**Entries provided:**
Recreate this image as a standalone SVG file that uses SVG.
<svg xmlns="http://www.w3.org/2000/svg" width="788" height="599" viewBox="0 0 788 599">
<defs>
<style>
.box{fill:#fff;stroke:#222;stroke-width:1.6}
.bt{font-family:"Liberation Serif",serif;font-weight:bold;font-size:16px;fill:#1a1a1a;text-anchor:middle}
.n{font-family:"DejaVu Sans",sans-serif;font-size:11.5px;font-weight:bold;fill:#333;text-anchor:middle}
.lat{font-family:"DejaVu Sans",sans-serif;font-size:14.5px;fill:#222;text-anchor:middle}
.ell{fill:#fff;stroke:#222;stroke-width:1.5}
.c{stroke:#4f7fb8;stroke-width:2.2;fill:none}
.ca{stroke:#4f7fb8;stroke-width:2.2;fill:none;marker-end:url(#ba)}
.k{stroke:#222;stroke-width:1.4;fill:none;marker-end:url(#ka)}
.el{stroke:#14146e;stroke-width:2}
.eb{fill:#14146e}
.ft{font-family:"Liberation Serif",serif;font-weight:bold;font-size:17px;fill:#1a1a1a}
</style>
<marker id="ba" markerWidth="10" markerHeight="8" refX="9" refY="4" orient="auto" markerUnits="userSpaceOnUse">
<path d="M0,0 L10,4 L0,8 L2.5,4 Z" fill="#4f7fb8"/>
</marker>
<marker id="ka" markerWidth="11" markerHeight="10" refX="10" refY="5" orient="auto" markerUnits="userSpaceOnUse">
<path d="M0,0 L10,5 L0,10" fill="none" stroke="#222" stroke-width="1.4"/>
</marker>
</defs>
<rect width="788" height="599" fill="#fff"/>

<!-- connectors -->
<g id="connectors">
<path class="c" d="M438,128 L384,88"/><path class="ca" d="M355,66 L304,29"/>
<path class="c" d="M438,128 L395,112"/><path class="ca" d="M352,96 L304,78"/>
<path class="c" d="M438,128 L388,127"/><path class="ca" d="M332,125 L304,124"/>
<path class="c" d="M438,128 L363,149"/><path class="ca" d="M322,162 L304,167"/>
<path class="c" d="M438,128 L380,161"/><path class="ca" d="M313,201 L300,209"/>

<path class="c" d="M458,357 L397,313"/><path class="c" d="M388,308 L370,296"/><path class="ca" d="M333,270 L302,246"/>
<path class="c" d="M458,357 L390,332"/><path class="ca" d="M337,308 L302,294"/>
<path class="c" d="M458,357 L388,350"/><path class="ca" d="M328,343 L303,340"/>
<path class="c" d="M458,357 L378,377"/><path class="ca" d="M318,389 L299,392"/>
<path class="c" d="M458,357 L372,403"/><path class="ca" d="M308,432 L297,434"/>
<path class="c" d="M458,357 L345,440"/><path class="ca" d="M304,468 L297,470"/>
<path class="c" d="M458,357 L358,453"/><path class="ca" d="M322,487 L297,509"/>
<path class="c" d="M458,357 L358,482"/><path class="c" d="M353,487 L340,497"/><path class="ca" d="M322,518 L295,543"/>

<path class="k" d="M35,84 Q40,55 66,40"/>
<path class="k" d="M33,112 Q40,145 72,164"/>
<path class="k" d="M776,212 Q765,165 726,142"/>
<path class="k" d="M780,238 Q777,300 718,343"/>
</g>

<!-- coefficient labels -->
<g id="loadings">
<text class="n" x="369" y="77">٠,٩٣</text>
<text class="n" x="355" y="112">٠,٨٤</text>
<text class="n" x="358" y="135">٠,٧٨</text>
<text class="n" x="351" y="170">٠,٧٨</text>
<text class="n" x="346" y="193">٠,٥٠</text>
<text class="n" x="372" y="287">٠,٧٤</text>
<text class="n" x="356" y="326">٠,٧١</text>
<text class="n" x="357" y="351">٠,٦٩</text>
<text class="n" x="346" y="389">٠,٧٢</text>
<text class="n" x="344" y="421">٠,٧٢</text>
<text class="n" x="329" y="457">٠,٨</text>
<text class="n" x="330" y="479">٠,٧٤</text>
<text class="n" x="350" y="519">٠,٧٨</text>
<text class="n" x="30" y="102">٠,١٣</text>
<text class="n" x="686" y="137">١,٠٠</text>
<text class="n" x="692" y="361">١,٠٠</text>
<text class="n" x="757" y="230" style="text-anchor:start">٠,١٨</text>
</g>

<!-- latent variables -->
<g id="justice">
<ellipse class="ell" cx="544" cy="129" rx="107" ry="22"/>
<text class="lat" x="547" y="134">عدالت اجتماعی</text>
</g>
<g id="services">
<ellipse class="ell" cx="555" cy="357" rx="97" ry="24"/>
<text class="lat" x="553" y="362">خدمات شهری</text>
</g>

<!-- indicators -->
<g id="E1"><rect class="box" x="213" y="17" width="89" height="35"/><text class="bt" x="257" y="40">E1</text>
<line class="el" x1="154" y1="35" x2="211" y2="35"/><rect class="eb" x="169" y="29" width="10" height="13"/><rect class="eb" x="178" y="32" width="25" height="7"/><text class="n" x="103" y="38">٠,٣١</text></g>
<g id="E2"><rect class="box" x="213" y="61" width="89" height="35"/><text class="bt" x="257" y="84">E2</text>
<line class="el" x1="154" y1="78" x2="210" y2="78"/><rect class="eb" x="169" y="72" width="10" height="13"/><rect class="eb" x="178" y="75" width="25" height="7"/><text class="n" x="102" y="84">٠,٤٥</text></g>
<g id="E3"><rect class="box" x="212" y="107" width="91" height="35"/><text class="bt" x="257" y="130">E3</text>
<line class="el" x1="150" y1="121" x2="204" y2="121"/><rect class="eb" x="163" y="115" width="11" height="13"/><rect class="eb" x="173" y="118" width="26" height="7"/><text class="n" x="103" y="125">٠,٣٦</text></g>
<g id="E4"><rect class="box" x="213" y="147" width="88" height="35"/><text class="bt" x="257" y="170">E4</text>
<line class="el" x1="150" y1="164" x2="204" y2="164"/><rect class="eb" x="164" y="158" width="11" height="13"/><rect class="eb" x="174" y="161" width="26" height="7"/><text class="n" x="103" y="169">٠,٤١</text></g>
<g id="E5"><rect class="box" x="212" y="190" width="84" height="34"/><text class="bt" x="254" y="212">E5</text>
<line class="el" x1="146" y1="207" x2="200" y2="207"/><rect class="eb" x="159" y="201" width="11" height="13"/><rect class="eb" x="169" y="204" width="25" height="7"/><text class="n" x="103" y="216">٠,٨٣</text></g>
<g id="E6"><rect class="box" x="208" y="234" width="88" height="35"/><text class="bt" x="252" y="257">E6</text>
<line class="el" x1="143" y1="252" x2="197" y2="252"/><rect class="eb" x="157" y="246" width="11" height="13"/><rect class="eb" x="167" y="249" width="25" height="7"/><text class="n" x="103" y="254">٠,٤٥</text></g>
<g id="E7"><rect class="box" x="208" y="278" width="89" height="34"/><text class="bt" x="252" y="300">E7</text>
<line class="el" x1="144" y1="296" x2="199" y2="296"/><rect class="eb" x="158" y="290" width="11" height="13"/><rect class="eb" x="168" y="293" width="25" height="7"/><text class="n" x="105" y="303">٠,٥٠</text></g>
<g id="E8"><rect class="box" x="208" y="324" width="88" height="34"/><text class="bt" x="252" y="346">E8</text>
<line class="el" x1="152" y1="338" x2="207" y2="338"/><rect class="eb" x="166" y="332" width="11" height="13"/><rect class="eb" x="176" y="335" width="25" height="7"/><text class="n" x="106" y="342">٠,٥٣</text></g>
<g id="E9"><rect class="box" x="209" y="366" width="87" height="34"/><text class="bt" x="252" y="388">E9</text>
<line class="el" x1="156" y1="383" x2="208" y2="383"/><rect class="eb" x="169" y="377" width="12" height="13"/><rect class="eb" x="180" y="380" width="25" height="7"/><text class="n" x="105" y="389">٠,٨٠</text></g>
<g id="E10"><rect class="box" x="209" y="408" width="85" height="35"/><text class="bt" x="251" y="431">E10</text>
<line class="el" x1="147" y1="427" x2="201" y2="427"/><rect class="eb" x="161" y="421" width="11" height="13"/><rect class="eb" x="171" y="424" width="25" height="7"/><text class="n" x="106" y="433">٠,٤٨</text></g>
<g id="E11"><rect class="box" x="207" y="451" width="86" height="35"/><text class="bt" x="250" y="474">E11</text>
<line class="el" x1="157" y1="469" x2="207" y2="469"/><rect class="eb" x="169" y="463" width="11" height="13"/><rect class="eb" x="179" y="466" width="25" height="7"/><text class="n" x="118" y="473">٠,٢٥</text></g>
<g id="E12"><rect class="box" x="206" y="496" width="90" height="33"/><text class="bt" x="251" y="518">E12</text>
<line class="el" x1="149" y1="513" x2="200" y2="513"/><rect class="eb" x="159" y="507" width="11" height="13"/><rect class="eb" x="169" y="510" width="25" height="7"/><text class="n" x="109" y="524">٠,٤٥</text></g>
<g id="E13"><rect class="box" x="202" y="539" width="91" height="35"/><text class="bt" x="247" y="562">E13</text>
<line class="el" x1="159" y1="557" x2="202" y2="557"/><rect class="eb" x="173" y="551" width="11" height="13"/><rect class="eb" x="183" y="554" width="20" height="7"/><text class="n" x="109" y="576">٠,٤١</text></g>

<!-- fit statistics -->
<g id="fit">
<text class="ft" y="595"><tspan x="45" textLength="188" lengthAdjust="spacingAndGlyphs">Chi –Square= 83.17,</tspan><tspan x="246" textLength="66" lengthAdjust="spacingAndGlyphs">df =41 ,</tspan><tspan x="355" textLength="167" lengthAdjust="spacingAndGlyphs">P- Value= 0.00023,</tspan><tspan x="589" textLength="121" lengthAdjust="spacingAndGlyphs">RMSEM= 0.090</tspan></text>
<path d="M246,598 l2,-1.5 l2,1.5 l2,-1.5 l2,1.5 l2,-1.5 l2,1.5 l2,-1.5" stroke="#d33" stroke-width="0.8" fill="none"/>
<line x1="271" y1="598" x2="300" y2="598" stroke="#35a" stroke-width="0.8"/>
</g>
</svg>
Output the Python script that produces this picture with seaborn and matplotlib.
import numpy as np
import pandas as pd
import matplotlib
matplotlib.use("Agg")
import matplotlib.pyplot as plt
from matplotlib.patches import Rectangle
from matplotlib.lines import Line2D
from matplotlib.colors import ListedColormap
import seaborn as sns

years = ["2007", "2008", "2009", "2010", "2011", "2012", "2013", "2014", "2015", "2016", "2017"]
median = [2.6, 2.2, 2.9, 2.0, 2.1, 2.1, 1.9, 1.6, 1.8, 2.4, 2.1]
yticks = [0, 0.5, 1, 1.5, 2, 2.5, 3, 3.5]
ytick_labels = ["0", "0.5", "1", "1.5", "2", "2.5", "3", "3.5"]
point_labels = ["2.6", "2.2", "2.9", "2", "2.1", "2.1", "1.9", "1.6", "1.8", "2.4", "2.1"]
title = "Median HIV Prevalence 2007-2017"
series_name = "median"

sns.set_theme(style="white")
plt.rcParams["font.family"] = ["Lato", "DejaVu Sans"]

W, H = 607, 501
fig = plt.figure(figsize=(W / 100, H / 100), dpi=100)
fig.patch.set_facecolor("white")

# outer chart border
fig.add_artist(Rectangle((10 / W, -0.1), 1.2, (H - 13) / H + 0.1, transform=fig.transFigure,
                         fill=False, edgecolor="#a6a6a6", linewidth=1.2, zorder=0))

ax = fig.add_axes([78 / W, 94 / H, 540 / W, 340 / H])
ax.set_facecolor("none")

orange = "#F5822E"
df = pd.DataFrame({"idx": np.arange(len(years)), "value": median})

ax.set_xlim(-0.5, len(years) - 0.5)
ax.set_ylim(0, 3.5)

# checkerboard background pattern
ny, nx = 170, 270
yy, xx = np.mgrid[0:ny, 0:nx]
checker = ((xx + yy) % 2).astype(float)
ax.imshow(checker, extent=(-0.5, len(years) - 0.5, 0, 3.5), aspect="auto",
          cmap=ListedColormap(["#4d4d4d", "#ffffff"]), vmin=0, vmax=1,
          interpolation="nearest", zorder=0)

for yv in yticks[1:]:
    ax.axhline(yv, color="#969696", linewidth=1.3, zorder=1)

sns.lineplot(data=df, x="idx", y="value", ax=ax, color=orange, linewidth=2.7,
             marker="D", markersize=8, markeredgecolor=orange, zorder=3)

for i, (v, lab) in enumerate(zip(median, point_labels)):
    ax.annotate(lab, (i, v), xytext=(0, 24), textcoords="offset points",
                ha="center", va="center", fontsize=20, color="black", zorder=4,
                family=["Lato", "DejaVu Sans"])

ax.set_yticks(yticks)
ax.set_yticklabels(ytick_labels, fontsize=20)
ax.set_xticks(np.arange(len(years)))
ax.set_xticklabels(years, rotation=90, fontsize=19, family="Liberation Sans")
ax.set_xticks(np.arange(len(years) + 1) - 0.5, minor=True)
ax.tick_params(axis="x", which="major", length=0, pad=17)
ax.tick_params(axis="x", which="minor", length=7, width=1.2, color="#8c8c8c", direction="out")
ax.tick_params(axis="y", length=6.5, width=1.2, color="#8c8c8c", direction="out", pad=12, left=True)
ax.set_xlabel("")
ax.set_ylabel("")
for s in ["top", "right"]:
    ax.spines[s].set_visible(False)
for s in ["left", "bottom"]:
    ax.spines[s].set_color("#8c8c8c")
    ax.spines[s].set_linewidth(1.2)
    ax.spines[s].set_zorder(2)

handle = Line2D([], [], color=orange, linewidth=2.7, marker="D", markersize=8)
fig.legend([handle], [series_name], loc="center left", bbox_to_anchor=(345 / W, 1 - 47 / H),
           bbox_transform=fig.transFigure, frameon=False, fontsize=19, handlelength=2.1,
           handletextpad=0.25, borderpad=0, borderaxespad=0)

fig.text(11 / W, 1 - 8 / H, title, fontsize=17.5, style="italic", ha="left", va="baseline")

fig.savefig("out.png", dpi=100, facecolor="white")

**Your objective:** Write out, from the lines above, only those from the line with "Output the Python" to the line with "import seaborn as sns", exactly as given, including the first and the last.

**Task result:**
Output the Python script that produces this picture with seaborn and matplotlib.
import numpy as np
import pandas as pd
import matplotlib
matplotlib.use("Agg")
import matplotlib.pyplot as plt
from matplotlib.patches import Rectangle
from matplotlib.lines import Line2D
from matplotlib.colors import ListedColormap
import seaborn as sns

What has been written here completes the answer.